My friend Brad has a pretty ugly episode regarding his book Bear Bryant Funeral Train. We’ve just discovered that our favorite college prof — the recently retired Don Noble — actually reviewed the reissue of his book, and has joined the chorus of Brad’s defenders:
In September of 2005, it seemed Brad Vice had it made. His story collection The Bear Bryant Funeral Train had won the prestigious Flannery O’Connor Award for Short Fiction. The book was published and was in bookstores everywhere, waiting to be bought. And then the storm broke. It was noticed that some of the sentences in Vice’s story “Tuscaloosa Knights” (with a K), in fact the first few sentences, were almost exactly the same as some sentences in Carl Carmer’s chapter “Tuscaloosa Nights” (with an N) in Stars Fell on Alabama.

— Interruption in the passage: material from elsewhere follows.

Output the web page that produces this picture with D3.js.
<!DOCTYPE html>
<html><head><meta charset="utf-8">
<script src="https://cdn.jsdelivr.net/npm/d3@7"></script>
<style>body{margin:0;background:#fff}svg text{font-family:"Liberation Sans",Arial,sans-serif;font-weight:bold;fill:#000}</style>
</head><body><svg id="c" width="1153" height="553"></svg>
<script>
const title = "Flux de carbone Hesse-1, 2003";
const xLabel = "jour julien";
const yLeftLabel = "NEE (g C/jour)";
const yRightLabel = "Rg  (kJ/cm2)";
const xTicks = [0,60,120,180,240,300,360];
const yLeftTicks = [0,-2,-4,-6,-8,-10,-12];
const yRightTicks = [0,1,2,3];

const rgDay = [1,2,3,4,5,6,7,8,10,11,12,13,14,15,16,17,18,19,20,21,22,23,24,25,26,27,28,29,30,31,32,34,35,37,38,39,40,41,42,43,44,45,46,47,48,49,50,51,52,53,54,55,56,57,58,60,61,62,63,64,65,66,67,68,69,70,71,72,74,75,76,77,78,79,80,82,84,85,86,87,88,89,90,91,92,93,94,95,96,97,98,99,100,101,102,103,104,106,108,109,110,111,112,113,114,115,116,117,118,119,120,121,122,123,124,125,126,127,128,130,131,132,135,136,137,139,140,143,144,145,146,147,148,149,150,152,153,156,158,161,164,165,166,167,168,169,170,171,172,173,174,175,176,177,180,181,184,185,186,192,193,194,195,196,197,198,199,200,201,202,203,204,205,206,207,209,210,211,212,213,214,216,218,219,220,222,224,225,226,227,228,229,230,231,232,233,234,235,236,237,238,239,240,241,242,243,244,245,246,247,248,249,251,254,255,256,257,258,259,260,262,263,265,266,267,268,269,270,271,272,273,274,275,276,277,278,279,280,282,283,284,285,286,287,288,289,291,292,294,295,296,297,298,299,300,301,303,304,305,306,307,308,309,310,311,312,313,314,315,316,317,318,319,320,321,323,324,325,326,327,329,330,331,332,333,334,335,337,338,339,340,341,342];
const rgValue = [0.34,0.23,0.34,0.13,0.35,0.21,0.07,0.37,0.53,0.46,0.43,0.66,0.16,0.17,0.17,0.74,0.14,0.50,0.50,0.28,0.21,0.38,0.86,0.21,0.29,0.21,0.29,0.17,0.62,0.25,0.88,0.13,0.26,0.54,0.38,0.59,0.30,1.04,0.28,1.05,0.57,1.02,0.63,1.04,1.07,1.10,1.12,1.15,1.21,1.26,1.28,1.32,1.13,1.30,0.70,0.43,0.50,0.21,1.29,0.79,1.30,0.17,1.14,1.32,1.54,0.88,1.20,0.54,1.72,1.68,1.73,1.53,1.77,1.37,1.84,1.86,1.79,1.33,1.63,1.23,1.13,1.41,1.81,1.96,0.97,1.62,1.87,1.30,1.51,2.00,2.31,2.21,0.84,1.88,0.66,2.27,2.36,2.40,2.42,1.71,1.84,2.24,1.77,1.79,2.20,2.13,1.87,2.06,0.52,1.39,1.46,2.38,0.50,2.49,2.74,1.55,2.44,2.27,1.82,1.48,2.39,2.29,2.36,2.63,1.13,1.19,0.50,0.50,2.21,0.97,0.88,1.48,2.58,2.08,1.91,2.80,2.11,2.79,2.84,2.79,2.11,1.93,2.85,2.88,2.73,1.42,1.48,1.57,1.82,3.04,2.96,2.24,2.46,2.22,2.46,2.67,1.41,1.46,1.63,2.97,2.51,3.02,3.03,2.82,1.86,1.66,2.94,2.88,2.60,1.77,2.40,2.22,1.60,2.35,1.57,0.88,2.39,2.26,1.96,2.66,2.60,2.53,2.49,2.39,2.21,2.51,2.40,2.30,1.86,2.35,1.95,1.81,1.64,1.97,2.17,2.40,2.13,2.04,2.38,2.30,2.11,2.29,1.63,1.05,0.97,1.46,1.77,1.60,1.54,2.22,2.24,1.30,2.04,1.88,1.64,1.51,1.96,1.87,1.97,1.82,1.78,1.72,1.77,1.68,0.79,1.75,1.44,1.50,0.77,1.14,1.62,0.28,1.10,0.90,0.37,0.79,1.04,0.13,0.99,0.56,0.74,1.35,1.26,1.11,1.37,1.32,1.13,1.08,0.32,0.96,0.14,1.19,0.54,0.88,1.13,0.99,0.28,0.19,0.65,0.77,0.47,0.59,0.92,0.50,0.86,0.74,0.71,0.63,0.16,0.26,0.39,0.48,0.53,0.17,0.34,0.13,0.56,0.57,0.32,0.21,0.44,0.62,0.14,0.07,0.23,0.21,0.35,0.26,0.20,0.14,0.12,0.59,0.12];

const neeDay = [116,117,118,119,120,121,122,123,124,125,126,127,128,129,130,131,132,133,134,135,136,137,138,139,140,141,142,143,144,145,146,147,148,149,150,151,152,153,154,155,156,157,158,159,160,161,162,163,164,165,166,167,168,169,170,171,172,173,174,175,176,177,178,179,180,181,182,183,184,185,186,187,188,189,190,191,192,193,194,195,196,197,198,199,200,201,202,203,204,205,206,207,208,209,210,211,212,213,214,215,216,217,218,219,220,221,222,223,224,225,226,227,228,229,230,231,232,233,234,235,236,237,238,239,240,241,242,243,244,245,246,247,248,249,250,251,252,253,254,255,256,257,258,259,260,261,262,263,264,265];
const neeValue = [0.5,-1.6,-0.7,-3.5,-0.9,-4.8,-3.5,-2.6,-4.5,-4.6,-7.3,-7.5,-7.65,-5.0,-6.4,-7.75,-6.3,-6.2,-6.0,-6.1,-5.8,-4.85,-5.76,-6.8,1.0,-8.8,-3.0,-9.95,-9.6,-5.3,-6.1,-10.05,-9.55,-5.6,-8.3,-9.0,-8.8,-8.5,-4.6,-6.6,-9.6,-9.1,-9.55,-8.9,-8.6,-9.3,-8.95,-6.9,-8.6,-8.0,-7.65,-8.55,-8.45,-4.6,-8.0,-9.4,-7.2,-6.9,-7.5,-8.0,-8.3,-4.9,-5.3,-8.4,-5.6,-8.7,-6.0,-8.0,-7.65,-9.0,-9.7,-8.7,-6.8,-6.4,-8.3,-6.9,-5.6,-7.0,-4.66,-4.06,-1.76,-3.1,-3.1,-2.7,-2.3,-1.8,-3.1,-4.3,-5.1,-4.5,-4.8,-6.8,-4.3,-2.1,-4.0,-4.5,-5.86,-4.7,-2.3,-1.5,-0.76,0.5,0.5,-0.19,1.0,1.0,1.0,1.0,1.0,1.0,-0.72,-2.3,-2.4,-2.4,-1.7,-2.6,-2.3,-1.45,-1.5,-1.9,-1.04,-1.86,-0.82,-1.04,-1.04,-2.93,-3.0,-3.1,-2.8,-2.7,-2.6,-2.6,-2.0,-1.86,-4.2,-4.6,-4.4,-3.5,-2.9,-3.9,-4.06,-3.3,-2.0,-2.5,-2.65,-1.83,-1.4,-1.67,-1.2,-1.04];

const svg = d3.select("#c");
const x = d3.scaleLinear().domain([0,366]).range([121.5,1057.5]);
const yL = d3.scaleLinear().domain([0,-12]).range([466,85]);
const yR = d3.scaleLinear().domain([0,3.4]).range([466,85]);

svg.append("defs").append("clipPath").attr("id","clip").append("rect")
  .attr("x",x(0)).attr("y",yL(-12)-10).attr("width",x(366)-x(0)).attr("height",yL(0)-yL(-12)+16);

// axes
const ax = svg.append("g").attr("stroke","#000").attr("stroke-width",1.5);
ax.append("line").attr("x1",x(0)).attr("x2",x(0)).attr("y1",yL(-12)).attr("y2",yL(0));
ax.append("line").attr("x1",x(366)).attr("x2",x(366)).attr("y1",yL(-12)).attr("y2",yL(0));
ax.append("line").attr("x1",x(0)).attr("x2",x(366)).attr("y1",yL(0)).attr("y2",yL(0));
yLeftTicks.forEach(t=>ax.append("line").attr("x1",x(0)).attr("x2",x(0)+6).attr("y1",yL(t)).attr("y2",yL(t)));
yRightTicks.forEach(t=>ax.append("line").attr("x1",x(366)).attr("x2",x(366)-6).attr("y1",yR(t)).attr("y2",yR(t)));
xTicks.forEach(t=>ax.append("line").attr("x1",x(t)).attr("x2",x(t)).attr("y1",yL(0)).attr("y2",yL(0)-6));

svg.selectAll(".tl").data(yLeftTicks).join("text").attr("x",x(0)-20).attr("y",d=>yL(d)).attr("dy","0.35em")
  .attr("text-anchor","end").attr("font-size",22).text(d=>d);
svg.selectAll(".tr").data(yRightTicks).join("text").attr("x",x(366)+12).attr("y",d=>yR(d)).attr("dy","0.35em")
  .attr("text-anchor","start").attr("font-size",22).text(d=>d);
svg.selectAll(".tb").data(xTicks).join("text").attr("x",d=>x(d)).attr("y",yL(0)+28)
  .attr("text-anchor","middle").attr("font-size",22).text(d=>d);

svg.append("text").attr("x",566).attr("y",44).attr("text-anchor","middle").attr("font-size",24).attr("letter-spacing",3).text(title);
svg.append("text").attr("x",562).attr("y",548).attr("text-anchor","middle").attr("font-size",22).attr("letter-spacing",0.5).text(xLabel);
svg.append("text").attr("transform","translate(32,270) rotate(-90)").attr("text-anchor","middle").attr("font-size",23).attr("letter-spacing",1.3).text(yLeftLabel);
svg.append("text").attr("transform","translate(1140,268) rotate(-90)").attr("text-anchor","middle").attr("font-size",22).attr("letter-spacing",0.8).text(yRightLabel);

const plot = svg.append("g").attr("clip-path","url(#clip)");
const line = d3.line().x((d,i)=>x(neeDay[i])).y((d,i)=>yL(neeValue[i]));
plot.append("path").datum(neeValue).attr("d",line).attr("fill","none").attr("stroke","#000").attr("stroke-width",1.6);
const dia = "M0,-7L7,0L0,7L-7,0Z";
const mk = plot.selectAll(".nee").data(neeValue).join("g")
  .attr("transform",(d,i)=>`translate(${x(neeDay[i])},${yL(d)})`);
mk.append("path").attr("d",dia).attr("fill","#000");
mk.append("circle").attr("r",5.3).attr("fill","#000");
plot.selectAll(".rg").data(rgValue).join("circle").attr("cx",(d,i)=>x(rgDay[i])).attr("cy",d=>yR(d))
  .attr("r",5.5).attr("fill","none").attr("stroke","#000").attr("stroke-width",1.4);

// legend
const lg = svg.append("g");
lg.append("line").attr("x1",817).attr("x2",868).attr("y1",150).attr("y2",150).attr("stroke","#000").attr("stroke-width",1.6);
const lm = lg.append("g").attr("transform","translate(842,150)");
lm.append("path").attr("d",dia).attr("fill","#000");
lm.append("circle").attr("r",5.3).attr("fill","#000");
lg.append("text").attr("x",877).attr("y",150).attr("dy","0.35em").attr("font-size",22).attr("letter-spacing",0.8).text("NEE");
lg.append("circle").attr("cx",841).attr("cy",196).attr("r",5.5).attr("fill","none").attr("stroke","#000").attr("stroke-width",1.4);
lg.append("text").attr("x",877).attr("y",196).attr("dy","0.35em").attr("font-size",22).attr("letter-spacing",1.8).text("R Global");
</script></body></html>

Vice was accused of plagiarism, and within three weeks the prize had been withdrawn and the book recalled and pulped. It has to be the fastest rush to literary judgment in American history.
What Vice’s attackers, in their undue haste, failed to consider was that Vice, born in DCH and raised in Northport, had been educated in the English Department at UA and at the University of Cincinnati in the theories and techniques of postmodernism. This was not plagiarism, this was hommage, collage, playfulness.
Sweet. Our copy of the reissue is on order as we speak. All hail Brad, and all hail Dr. Noble and the rest of those smart enough to realize Brad was getting a raw deal.